One of our oldest shop-fronts recently went on sale [2015], which seemed a good occasion to look into its history. It seems to have been the first proper restaurant in the neighborhood. John Kaiser, a German immigrant, had it built in 1892, making it one of the earliest buildings on the block. After a life working on the cable cars on Nob Hill, he came to Sunnyside with his wife and grown kids at the age of sixty, to run his own restaurant.

First on the Block
There is a record of the contract for construction of the building in the newspaper; the cost was $1,085.

In these early days, there were very few other buildings on the block. The map below is from 13 years later, showing how bare it was still.

There was one single big employer in the neighborhood at the time, the Sunnyside Powerhouse, where the electricity for the streetcar system was generated. (Read more about the Sunnyside Powerhouse here.) Those workers needed places to eat and drink at midday, even if restaurant trade from local residents cannot have amounted to much, there being so few houses then.
Later on the neighborhood began to fill out. Here is a photo from 1909, when the tracks for the electric streetcar are being laid down to the end of Sunnyside Avenue (changed to Monterey Blvd in 1920). Number 211 is highlighted.

The powerhouse smokestack is just visible to the right, and the ‘witch’s hat’ tower on the front of the plant can be seen in center, still standing though unused by then. Perhaps the man standing beside the building at 211 is Mr Kaiser himself. There was an awning on the front of the restaurant then.
A Few Lunch Joints
In 1893 one of the real estate companies who were dealing in lots in Sunnyside talked up the area in the newspaper, saying there were three restaurants.

Two eating places are likely to have been the saloons at 22 Circular (now 22 Monterey) and 101 Baden (building gone), which, like most saloons of the day, had lunch counters of some sort. I think this establishment at 211 Sunnyside Ave, which was listed in the directory by 1895 under restaurants, was the other restaurant referred to.
Cable Car Man Turned Restaurateur
Proprietor John Kaiser came to California from Germany in 1858 as a young man. The directory record is spotty, but he seems to have worked in the Sierras for a while, then come to San Francisco. He worked as a dummyman and a gripman on the Clay Street railroad, one of the many cable streetcar companies of late-nineteenth-century SF. Opening the restaurant may have been his retirement plan.
But the unexpected happened: the Powerhouse stopped running about 1901, after which there may not have been enough trade to sustain a restaurant business there. There is no listing for the building as a business for a while. However, it was doing service as a neighborhood meeting place for the Sunnyside Improvement Club–at least as of 1909, as seen in this thank-you for one of the real estate companies operating in Sunnyside then.

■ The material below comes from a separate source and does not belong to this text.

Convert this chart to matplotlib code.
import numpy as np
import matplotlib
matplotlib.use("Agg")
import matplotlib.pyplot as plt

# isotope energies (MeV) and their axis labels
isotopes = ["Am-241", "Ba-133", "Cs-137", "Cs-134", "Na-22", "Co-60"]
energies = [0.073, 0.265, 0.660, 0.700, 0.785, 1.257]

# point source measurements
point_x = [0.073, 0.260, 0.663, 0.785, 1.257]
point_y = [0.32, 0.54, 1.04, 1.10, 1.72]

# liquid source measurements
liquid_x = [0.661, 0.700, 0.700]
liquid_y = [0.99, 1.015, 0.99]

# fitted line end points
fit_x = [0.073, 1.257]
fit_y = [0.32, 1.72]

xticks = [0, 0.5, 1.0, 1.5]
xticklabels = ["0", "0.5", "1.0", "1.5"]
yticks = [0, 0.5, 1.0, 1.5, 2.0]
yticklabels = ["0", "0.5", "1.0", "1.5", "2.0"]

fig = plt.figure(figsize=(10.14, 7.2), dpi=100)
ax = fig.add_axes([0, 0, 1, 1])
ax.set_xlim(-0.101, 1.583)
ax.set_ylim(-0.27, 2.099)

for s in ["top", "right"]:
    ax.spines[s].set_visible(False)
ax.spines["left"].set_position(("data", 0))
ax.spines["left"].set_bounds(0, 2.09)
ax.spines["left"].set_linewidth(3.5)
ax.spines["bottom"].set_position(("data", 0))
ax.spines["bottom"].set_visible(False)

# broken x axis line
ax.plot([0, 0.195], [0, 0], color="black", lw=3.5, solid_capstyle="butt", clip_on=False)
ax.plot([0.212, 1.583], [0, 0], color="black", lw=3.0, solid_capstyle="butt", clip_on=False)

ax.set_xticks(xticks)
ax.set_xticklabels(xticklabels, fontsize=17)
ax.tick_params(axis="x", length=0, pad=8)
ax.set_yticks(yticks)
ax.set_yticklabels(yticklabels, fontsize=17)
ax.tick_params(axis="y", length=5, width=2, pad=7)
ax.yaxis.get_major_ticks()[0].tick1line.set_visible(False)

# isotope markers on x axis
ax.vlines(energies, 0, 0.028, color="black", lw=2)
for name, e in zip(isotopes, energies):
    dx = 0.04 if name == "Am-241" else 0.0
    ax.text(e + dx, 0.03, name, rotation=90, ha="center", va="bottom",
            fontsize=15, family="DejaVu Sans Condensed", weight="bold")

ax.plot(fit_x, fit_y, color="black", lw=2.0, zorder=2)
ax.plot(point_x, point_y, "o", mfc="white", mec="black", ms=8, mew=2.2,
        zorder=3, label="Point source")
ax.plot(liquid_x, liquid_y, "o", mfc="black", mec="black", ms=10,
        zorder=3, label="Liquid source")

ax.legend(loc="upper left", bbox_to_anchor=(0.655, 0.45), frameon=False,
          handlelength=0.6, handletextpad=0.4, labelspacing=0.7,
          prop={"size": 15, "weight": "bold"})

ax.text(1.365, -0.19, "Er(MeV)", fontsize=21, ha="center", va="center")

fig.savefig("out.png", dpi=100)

From Flour and Eggs to Haviland China to Big Hair
The Kaiser family lived there until selling it in the 1920s. Then it did service as a grocery, from about 1924 to 1968. First a Syrian couple, the Kayrallahs, had a go; then an Italian couple, the Martinellis. It was called “Monterey Grocery” for many decades, and owned by another Italian couple, the Segales, who lived on Hearst in lot that adjoins behind.
Then from 1969 to 1979, it became “Antiques Unlimited,” whose owner posted classified ads in the Chronicle to boost business. One sounded like the firm was going under (“Leaving Country”), but as the ads continued through the following years, this seemed to have been merely a ploy.

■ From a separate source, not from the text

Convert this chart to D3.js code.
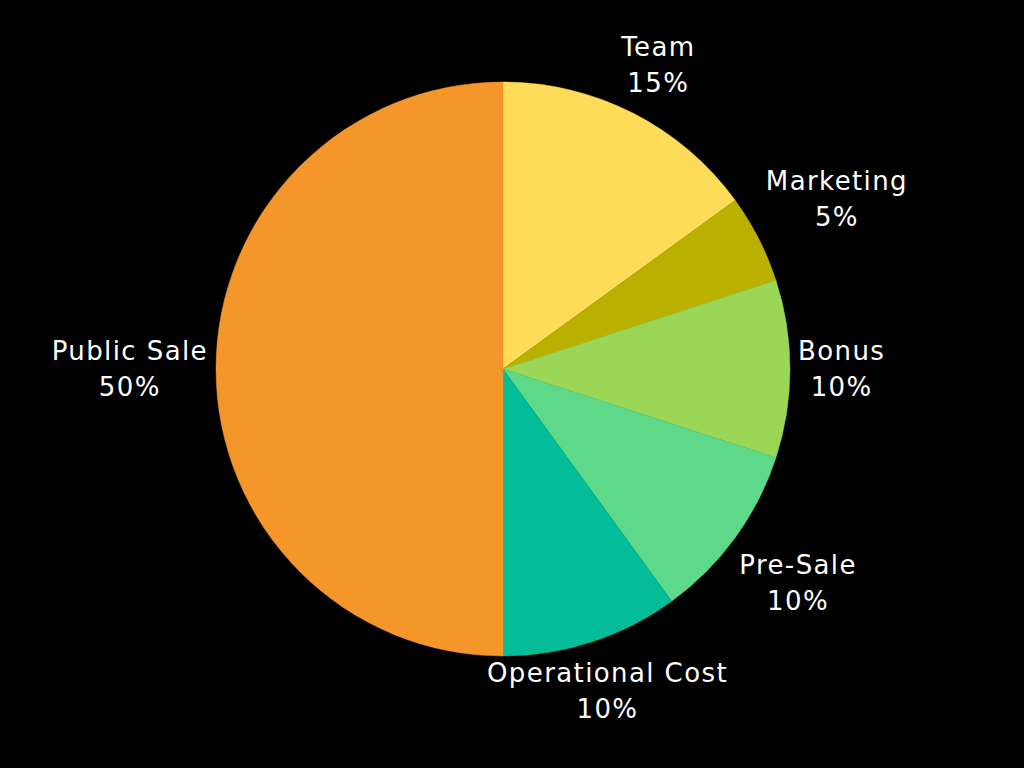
<!DOCTYPE html>
<html lang="en">
<head>
<meta charset="utf-8">
<title>Token allocation pie</title>
<script src="https://d3js.org/d3.v7.min.js"></script>
<style>
  body { margin: 0; background: #000; }
  .lbl { font-family: "DejaVu Sans", sans-serif; font-size: 26px; letter-spacing: 1.4px; fill: #fff; }
</style>
</head>
<body>
<svg id="chart" width="1024" height="768"></svg>
<script>
// slices, clockwise from 12 o'clock
var categories = ["Team", "Marketing", "Bonus", "Pre-Sale", "Operational Cost", "Public Sale"];
var shares = [15, 5, 10, 10, 10, 50];
var colours = ["#ffdc58", "#bab000", "#9bd657", "#5ed98a", "#02bd97", "#f4962a"];

var width = 1024, height = 768;
var cx = 503, cy = 369, radius = 287;
var gap = 8, lineH = 36, padY = 8;

var svg = d3.select('#chart');
svg.append('rect').attr('width', width).attr('height', height).attr('fill', '#000');

var g = svg.append('g').attr('transform', 'translate(' + cx + ',' + cy + ')');

var pie = d3.pie().sort(null).value(function(d) { return d; });
var arc = d3.arc().innerRadius(0).outerRadius(radius);
var arcs = pie(shares);

g.selectAll('path.slice')
  .data(arcs)
  .enter().append('path')
    .attr('class', 'slice')
    .attr('d', arc)
    .attr('fill', function(d, i) { return colours[i]; })
    .attr('stroke', function(d, i) { return colours[i]; })
    .attr('stroke-width', 0.5);

// labels sit just outside the rim, box pushed outward along the mid angle
arcs.forEach(function(d, i) {
  var a = (d.startAngle + d.endAngle) / 2;
  var dx = Math.sin(a), dy = -Math.cos(a);
  var lg = g.append('g');
  var t = lg.append('text').attr('class', 'lbl').attr('text-anchor', 'middle');
  t.append('tspan').attr('x', 0).attr('dy', 0).text(categories[i]);
  t.append('tspan').attr('x', 0).attr('dy', lineH).text(shares[i] + '%');
  var bb = t.node().getBBox();
  var w = bb.width, h = bb.height + 2 * padY;
  var k = Math.min(Math.abs(dx) > 1e-6 ? (w / 2) / Math.abs(dx) : Infinity,
                   Math.abs(dy) > 1e-6 ? (h / 2) / Math.abs(dy) : Infinity);
  var px = (radius + gap) * dx + k * dx;
  var py = (radius + gap) * dy + k * dy;
  // centre the text block on (px, py)
  var ox = px - (bb.x + bb.width / 2);
  var oy = py - (bb.y + bb.height / 2);
  lg.attr('transform', 'translate(' + ox + ',' + oy + ')');
});
</script>
</body>
</html>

After antiques the place became a beauty salon called “Super Hair.” Very 1981.
Here is a photo from OpenSFHistory.org from about 1981, when the shop was on the market, with the realty agency being Scandia, whose office was down the boulevard at 769 Monterey.

Wouldn’t it be great to have a destination restaurant in Sunnyside? Parking issues aside, perhaps someone will see the potential, and start something exciting in this spot, one of the neighborhood’s oldest buildings.
Update 2018: Unfortunately the new owner made the shop front into a residence.

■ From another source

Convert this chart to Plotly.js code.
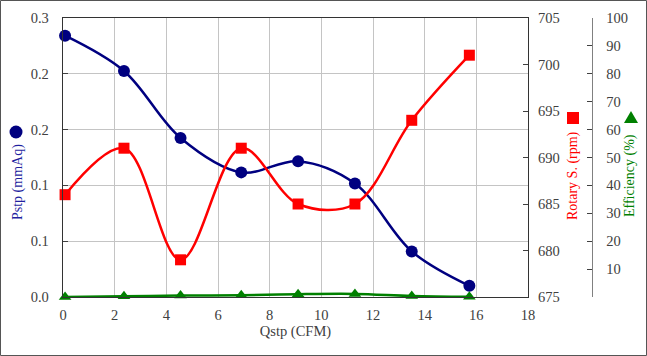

That’s our house! The history is so cool. We found concrete blocks and we were wondering what it was used for?
Hi, I couldn’t say. Are they old? What might they have been? I have a few more photos since I wrote this. Write me if you are interested. SunnysideHistory@gmail.com -Amy
I lived on Baden St. and remember this as a neighborhood grocery store from the mid ’50’s until we moved in 1963.
Can’t recall the names of the owners however.